3. Sensing + Intution – when we see each others perspectives, can make for biggest or most numerous of ideas. It is a mistaken belief to see those who have an intuitive preference as the only source of new inspiration. They may be more likely to see the bigger picture, but they are also less likely to see what is under their nose. Is the idea for Google based on sensing or intuition. Of course, its based on both.
4. Breaking the habit of seeing the world only from your perspective can be done in minutes not days. When teaching people about facilitation techniques one of my favourites is to ask a group (say 10 people) to close their eyes for 30 seconds. I ask them to think about “what have a cat and a fridge have got in common?”. (I’m not sure where I got this question from). Having done it, I then also ask them to guess how many different answers will get from the group in total. At most people guess about 10. The reality is normally way more than 10 – frequently 20. If you also allow the suggestions made to stimuluate others “both have feet”, makes someone else think “both have a tail” (the flex on the fridge), in a few minutes you can have 30 connections. The most bizarre of which to date was “you find them abandadoned in unkempt gardens when they are dead”. That came from a Finance Director.

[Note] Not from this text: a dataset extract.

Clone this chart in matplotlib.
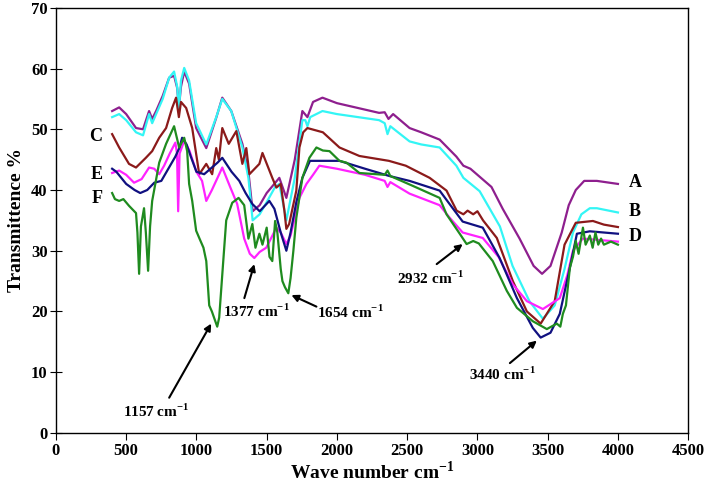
import matplotlib
matplotlib.use("Agg")
import matplotlib.pyplot as plt

plt.rcParams['font.family'] = ['Liberation Serif', 'DejaVu Serif']
plt.rcParams['font.weight'] = 'bold'
plt.rcParams['mathtext.fontset'] = 'custom'
plt.rcParams['mathtext.rm'] = 'Liberation Serif:bold'
plt.rcParams['mathtext.bf'] = 'Liberation Serif:bold'

# spectra: (wavenumber, transmittance %)
wn_A = [400, 450, 500, 570, 620, 663, 685, 713, 760, 806, 841, 863, 875, 890, 913, 948, 998, 1070, 1141, 1184,
        1248, 1327, 1370, 1400, 1450, 1500, 1590, 1640, 1700, 1754, 1790, 1830, 1897, 2000, 2150, 2300, 2340,
        2367, 2400, 2517, 2600, 2731, 2850, 2900, 2950, 3000, 3100, 3180, 3300, 3400, 3460, 3520, 3600, 3650,
        3700, 3760, 3850, 4000]
t_A = [53.0, 53.6, 52.5, 50.2, 50.0, 53.0, 51.7, 53.0, 55.5, 58.5, 58.8, 56.8, 53.5, 57.0, 59.5, 57.5, 50.2,
       46.9, 51.9, 55.2, 53.0, 47.6, 43.0, 36.5, 37.5, 39.5, 42.0, 38.7, 45.0, 53.0, 52.0, 54.5, 55.2, 54.3, 53.5,
       52.7, 52.8, 51.7, 52.5, 50.2, 49.5, 48.3, 45.5, 44.0, 43.5, 42.5, 40.5, 36.9, 32.0, 27.5, 26.2, 27.5, 33.0,
       37.5, 40.0, 41.5, 41.5, 41.0]

wn_B = [400, 450, 500, 570, 620, 663, 685, 713, 760, 806, 841, 863, 875, 890, 913, 948, 998, 1070, 1141, 1184,
        1248, 1327, 1370, 1400, 1450, 1500, 1560, 1590, 1640, 1700, 1754, 1775, 1790, 1810, 1897, 2000, 2150,
        2300, 2340, 2360, 2380, 2517, 2600, 2731, 2850, 2900, 3016, 3160, 3250, 3370, 3466, 3550, 3620, 3680,
        3740, 3800, 3850, 4000]
t_B = [52.0, 52.5, 51.5, 49.5, 49.0, 52.5, 51.0, 52.5, 55.0, 58.5, 59.5, 57.0, 53.0, 58.0, 60.1, 58.0, 51.0,
       47.5, 52.0, 55.0, 53.0, 47.0, 42.0, 35.0, 36.0, 38.0, 40.5, 41.0, 35.0, 42.0, 51.5, 51.5, 50.5, 52.0, 53.0,
       52.5, 52.0, 51.5, 51.0, 49.2, 50.5, 48.0, 47.5, 47.0, 44.0, 42.0, 39.8, 34.0, 27.5, 21.7, 18.8, 21.0, 27.0,
       33.0, 36.0, 37.0, 37.0, 36.3]

wn_C = [400, 450, 520, 570, 640, 685, 735, 784, 827, 855, 875, 890, 927, 970, 1020, 1070, 1112, 1141, 1160, 1184,
        1230, 1284, 1327, 1355, 1377, 1448, 1470, 1540, 1569, 1600, 1626, 1640, 1660, 1711, 1733, 1760, 1790,
        1900, 2018, 2160, 2370, 2490, 2660, 2780, 2852, 2900, 2930, 2970, 3000, 3040, 3138, 3252, 3352, 3450,
        3550, 3620, 3700, 3822, 3900, 4000]
t_C = [49.2, 47.0, 44.3, 43.7, 45.3, 46.4, 48.6, 50.2, 53.5, 55.2, 52.0, 54.5, 53.5, 50.2, 42.6, 44.3, 42.6,
       46.9, 45.0, 50.2, 47.6, 49.7, 44.3, 46.9, 42.6, 44.3, 46.1, 42.0, 40.4, 41.0, 36.6, 33.6, 34.4, 39.9, 47.0,
       49.5, 50.2, 49.5, 47.0, 45.6, 44.8, 44.0, 42.0, 39.9, 36.6, 36.0, 36.6, 36.0, 36.5, 35.0, 32.1, 25.0, 20.0,
       18.0, 21.7, 31.0, 34.6, 34.9, 34.3, 33.9]

wn_D = [400, 430, 500, 560, 600, 650, 700, 750, 800, 850, 880, 898, 930, 960, 1000, 1055, 1100, 1150, 1184, 1250,
        1305, 1350, 1398, 1450, 1519, 1555, 1600, 1640, 1670, 1711, 1754, 1808, 1900, 2018, 2200, 2374, 2517,
        2731, 2824, 2895, 3038, 3158, 3281, 3394, 3450, 3520, 3586, 3658, 3708, 3800, 4000]
t_D = [43.5, 43.0, 41.0, 40.0, 39.5, 40.0, 41.2, 41.5, 43.5, 45.5, 47.0, 48.6, 47.5, 45.5, 43.0, 42.6, 43.5,
       44.5, 45.3, 43.0, 41.5, 39.5, 37.7, 36.5, 38.2, 36.9, 33.0, 30.0, 33.0, 38.0, 42.0, 44.8, 44.8, 44.8, 43.5,
       42.3, 41.5, 39.9, 37.0, 34.8, 33.8, 28.8, 22.2, 17.3, 15.7, 16.5, 19.6, 27.2, 32.8, 33.2, 32.8]

wn_E = [400, 450, 500, 556, 610, 663, 700, 735, 770, 810, 850, 862, 870, 880, 913, 950, 1000, 1040, 1070, 1110,
        1150, 1184, 1240, 1290, 1340, 1380, 1412, 1450, 1497, 1530, 1569, 1600, 1640, 1670, 1733, 1783, 1830,
        1875, 2000, 2200, 2340, 2360, 2380, 2517, 2731, 2800, 2895, 3038, 3150, 3251, 3352, 3466, 3586, 3640,
        3680, 3750, 3900, 4000]
t_E = [42.8, 43.2, 42.5, 41.2, 41.8, 43.7, 43.5, 42.6, 44.0, 46.0, 47.8, 46.0, 36.5, 46.0, 48.1, 46.5, 43.0,
       41.5, 38.2, 40.0, 42.0, 43.7, 40.5, 37.7, 32.0, 29.5, 28.8, 29.8, 30.5, 32.0, 33.8, 33.0, 31.1, 32.5, 38.7,
       41.0, 42.5, 44.0, 43.5, 42.5, 41.5, 40.5, 41.3, 39.4, 37.5, 35.5, 33.0, 32.1, 29.0, 24.5, 21.7, 20.4, 22.2,
       26.0, 30.0, 32.0, 31.7, 31.5]

wn_F = [400, 420, 450, 480, 520, 570, 580, 592, 605, 627, 640, 656, 670, 685, 735, 784, 841, 877, 913, 934, 948,
        970, 998, 1020, 1050, 1070, 1091, 1110, 1148, 1162, 1190, 1212, 1255, 1300, 1340, 1370, 1398, 1420, 1448,
        1470, 1500, 1520, 1540, 1560, 1576, 1600, 1612, 1630, 1654, 1670, 1690, 1711, 1754, 1804, 1854, 1900,
        1947, 2018, 2068, 2160, 2340, 2360, 2380, 2538, 2731, 2780, 2874, 2923, 2970, 3010, 3109, 3209, 3281,
        3394, 3494, 3565, 3590, 3608, 3630, 3658, 3680, 3700, 3720, 3751, 3770, 3800, 3820, 3840, 3860, 3880,
        3900, 3950, 4000]
t_F = [39.5, 38.5, 38.2, 38.5, 37.4, 36.2, 33.0, 26.2, 34.0, 37.0, 33.0, 26.7, 34.0, 38.2, 44.5, 47.6, 50.5,
       47.0, 48.6, 46.4, 41.0, 38.2, 33.3, 32.1, 30.5, 28.3, 21.0, 20.0, 17.5, 19.0, 28.0, 35.0, 37.9, 38.7, 37.5,
       32.0, 34.4, 30.5, 32.8, 31.0, 33.8, 29.0, 28.3, 34.9, 33.0, 27.0, 25.0, 24.0, 23.0, 25.5, 30.0, 35.4, 42.0,
       45.3, 47.0, 46.5, 46.4, 44.8, 44.5, 42.8, 42.5, 43.2, 42.3, 40.7, 38.7, 36.0, 32.8, 31.1, 31.6, 31.2, 28.3,
       23.4, 20.6, 18.4, 17.1, 18.0, 17.5, 19.6, 21.0, 27.2, 29.0, 31.6, 29.5, 33.8, 31.0, 32.5, 30.5, 33.0, 31.0,
       32.0, 31.0, 31.5, 31.0]

fig = plt.figure(figsize=(7.08, 4.87), dpi=100)
ax = fig.add_axes([0.079, 0.111, 0.893, 0.873])

ax.plot(wn_A, t_A, color='#8E1F8E', lw=1.6)
ax.plot(wn_B, t_B, color='#33F5F5', lw=1.6)
ax.plot(wn_C, t_C, color='#8B1A1A', lw=1.6)
ax.plot(wn_E, t_E, color='#FF22FF', lw=1.6)
ax.plot(wn_D, t_D, color='#101080', lw=1.6)
ax.plot(wn_F, t_F, color='#1F8B1F', lw=1.6)

ax.set_xlim(0, 4500)
ax.set_ylim(0, 70)
ax.set_xticks(range(0, 4501, 500))
ax.set_yticks(range(0, 71, 10))
ax.tick_params(axis='x', direction='out', length=5, labelsize=12, pad=2)
ax.tick_params(axis='y', direction='inout', length=8, labelsize=12, pad=2)
for s in ax.spines.values():
    s.set_linewidth(1.0)

ax.set_xlabel('Wave number cm$^{-1}$', fontsize=14, fontweight='bold', labelpad=1)
ax.set_ylabel('Transmittence %', fontsize=14, fontweight='bold', labelpad=4)

# curve letters
for lbl, x, y in [('A', 4075, 41.3), ('B', 4075, 36.4), ('D', 4075, 32.3)]:
    ax.text(x, y, lbl, fontsize=13, fontweight='bold', ha='left', va='center')
for lbl, x, y in [('C', 330, 48.8), ('E', 330, 42.5), ('F', 330, 38.6)]:
    ax.text(x, y, lbl, fontsize=13, fontweight='bold', ha='right', va='center')

# peak annotations
arrow = dict(arrowstyle='-|>', color='black', lw=1.5, mutation_scale=10, shrinkA=0, shrinkB=0)
ax.annotate('', xy=(1105, 18.0), xytext=(806, 5.8), arrowprops=arrow)
ax.text(713, 3.6, '1157 cm$^{-1}$', fontsize=11, fontweight='bold', ha='center', va='center')
ax.annotate('', xy=(1412, 27.8), xytext=(1341, 22.2), arrowprops=arrow)
ax.text(1426, 20.1, '1377 cm$^{-1}$', fontsize=11, fontweight='bold', ha='center', va='center')
ax.annotate('', xy=(1676, 22.7), xytext=(1854, 20.8), arrowprops=arrow)
ax.text(2097, 19.8, '1654 cm$^{-1}$', fontsize=11, fontweight='bold', ha='center', va='center')
ax.annotate('', xy=(2895, 31.1), xytext=(2710, 27.8), arrowprops=arrow)
ax.text(2667, 25.5, '2932 cm$^{-1}$', fontsize=11, fontweight='bold', ha='center', va='center')
ax.annotate('', xy=(3423, 15.2), xytext=(3231, 11.5), arrowprops=arrow)
ax.text(3181, 9.7, '3440 cm$^{-1}$', fontsize=11, fontweight='bold', ha='center', va='center')

fig.savefig('out.png', dpi=100)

5. The more you or a company does it – the easier it gets to do. You may ask why 30 connections for a cat and a fridge of any use to you or your business? The cat & the fridge exercise is an illustration of what can happen if, even for short time, a situation is created where people are forced to suspend their own perceptions and use a combination of their different perceptions to look at a stimulus. This is just brilliant news. Just do the maths. If 12 of us all saw the same two things in a stimulus the total answer would be 2. If 12 of us all saw 2 different things in stimulus the total would be 24.